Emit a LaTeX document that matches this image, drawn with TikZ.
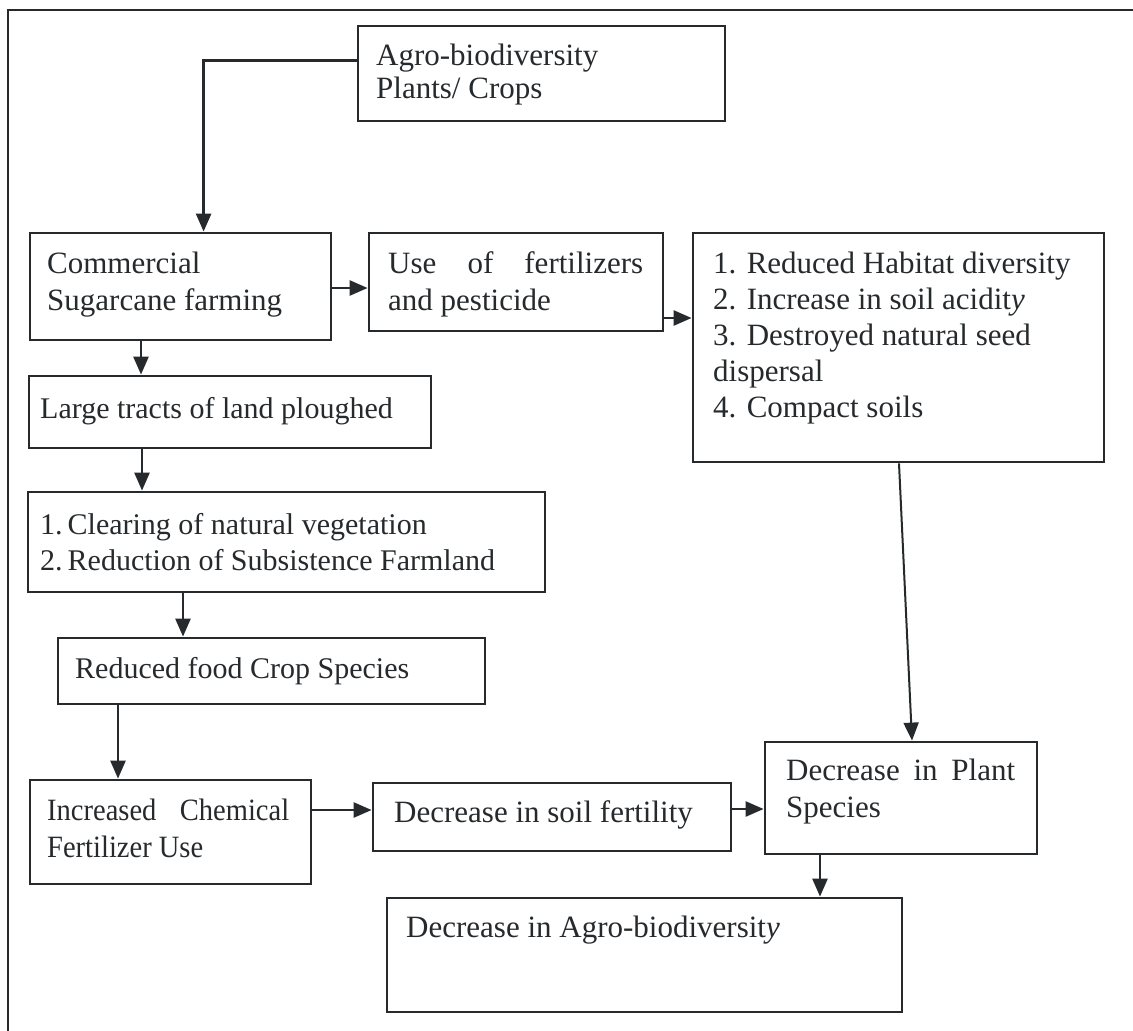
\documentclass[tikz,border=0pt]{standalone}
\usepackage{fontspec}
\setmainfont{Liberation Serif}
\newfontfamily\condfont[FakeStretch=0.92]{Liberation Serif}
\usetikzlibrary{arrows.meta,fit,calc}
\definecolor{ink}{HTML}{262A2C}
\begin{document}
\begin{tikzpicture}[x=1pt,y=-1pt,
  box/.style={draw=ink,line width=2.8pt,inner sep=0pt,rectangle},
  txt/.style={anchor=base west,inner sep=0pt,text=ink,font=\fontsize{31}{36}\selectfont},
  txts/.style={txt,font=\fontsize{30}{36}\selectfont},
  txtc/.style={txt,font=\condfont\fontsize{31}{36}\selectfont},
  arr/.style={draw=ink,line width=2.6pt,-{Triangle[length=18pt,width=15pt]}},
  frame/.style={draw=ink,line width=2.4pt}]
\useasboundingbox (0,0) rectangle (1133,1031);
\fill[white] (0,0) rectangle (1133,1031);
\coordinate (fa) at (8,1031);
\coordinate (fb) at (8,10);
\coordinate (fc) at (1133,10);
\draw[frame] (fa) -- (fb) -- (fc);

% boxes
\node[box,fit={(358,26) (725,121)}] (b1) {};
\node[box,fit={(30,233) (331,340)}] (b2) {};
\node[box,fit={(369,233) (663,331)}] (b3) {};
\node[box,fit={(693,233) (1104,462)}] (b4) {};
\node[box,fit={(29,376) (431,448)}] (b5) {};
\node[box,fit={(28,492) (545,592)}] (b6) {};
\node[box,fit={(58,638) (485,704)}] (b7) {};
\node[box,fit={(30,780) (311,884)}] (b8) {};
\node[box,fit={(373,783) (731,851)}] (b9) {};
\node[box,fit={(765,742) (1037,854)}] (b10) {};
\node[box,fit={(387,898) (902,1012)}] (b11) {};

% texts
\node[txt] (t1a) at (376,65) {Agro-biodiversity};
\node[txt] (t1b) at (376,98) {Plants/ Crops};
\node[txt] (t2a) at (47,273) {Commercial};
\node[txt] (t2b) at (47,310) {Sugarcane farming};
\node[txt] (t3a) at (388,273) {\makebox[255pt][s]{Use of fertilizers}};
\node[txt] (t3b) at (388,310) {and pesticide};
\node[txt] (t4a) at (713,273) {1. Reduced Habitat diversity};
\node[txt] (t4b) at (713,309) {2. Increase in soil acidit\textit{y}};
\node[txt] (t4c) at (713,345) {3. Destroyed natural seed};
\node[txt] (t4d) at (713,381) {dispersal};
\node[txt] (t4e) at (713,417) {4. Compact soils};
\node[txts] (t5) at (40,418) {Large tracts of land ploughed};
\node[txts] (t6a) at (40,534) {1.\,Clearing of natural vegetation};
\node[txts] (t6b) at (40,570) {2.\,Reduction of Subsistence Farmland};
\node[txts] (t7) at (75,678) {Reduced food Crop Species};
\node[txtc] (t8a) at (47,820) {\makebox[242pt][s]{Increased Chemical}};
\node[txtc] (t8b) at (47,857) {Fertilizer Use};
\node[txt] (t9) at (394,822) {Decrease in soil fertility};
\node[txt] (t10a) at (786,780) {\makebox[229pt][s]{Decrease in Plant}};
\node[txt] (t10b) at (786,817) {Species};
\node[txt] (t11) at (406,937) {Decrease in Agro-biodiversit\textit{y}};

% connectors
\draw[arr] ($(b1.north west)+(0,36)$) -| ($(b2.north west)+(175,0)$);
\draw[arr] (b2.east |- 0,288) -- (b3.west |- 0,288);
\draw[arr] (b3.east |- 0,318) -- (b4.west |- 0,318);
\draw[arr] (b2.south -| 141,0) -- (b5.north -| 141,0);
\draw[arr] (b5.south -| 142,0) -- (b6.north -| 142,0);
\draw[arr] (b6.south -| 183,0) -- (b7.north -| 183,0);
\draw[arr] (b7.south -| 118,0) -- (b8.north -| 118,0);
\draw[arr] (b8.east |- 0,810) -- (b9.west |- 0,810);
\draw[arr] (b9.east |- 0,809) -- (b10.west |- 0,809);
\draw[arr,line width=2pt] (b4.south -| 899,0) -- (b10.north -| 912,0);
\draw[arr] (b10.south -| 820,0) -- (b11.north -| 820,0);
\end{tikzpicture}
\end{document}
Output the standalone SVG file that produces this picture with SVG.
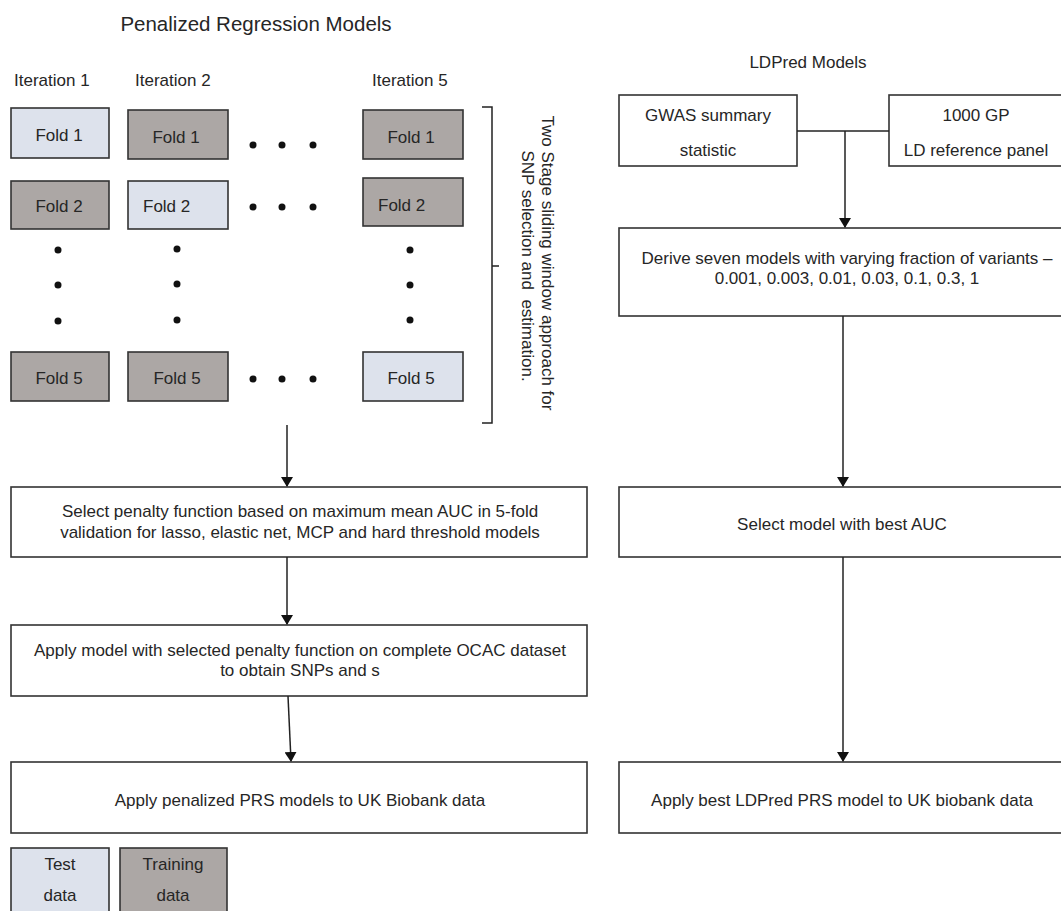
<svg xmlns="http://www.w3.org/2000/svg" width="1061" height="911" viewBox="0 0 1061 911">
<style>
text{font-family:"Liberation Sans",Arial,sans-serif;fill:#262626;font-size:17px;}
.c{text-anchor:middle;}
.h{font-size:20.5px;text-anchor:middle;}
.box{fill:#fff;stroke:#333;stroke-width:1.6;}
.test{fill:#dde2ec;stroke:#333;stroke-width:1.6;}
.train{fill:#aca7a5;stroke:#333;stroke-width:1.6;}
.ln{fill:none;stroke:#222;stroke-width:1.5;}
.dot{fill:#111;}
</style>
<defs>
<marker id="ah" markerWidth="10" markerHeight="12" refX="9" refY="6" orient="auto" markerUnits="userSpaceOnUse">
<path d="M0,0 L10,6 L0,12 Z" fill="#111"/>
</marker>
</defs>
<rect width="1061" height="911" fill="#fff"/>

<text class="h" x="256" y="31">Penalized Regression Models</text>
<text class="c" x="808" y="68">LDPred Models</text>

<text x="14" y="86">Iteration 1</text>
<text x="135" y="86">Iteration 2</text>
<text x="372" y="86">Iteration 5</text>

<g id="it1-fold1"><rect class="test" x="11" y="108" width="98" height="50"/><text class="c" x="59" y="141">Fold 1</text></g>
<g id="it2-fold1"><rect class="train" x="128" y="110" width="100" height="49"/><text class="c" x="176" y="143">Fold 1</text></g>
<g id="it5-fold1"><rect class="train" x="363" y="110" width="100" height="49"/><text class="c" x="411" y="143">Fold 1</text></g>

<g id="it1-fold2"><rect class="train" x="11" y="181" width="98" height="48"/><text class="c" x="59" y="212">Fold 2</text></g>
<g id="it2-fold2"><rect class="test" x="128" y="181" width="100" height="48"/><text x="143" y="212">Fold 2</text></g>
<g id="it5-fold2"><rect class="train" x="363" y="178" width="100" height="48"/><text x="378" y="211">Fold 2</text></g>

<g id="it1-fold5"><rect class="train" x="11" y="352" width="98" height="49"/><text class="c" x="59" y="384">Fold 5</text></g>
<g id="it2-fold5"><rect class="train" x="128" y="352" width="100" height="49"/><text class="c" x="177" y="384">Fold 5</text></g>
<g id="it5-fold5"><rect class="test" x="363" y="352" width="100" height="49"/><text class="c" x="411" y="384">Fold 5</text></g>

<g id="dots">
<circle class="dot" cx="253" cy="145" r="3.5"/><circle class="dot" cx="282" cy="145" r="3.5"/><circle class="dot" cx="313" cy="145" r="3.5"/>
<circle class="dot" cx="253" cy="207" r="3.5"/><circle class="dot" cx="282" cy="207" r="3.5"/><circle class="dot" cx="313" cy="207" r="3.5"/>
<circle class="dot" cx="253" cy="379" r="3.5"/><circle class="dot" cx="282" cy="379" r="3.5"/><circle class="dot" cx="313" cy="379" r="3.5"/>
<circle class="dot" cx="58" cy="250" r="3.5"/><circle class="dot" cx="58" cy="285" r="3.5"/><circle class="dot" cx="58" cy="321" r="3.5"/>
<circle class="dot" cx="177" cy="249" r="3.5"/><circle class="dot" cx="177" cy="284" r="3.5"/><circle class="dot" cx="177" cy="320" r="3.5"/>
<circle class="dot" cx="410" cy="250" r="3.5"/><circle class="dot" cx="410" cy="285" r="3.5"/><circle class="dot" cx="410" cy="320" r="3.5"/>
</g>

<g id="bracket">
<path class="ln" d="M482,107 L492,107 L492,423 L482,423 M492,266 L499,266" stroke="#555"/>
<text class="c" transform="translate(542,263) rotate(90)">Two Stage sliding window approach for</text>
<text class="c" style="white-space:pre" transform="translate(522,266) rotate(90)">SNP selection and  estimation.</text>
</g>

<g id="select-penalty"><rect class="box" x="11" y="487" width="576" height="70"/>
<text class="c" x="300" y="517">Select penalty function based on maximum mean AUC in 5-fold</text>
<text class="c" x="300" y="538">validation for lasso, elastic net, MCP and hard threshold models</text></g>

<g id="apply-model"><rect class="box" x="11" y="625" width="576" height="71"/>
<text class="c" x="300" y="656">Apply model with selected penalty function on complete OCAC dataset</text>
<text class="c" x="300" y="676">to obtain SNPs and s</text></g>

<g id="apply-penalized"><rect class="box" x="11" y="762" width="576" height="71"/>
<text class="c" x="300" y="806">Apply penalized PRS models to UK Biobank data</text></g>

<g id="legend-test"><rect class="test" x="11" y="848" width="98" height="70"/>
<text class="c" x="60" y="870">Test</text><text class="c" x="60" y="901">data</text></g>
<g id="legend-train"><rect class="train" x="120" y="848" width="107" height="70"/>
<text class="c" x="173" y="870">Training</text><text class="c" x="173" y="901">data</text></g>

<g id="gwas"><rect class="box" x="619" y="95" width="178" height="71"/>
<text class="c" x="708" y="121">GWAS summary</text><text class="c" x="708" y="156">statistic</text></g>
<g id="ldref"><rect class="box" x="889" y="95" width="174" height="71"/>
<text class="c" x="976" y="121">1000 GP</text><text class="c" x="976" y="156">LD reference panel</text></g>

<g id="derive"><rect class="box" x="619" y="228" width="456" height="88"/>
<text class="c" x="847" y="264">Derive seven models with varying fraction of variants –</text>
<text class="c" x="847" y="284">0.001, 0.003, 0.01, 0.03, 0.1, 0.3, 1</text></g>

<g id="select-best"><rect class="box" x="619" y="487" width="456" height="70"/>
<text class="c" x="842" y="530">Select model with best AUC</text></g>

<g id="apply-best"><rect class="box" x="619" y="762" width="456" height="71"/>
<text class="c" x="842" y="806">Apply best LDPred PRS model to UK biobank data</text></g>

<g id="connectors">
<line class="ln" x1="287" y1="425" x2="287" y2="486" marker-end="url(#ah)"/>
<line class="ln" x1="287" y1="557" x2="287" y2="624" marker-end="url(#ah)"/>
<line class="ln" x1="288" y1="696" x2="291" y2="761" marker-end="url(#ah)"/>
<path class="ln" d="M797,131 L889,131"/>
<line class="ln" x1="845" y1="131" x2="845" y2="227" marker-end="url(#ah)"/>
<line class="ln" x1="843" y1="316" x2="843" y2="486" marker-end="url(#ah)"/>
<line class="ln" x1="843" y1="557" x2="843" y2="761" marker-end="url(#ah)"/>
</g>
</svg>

> _Task to carry out_
From the records above, pull out every line containing the word "with".

> _The result_
Emit a LaTeX document that matches this image, drawn with TikZ.
Output the standalone SVG file that produces this picture with SVG.
<text class="c" x="300" y="656">Apply model with selected penalty function on complete OCAC dataset</text>
<text class="c" x="847" y="264">Derive seven models with varying fraction of variants –</text>
<text class="c" x="842" y="530">Select model with best AUC</text></g>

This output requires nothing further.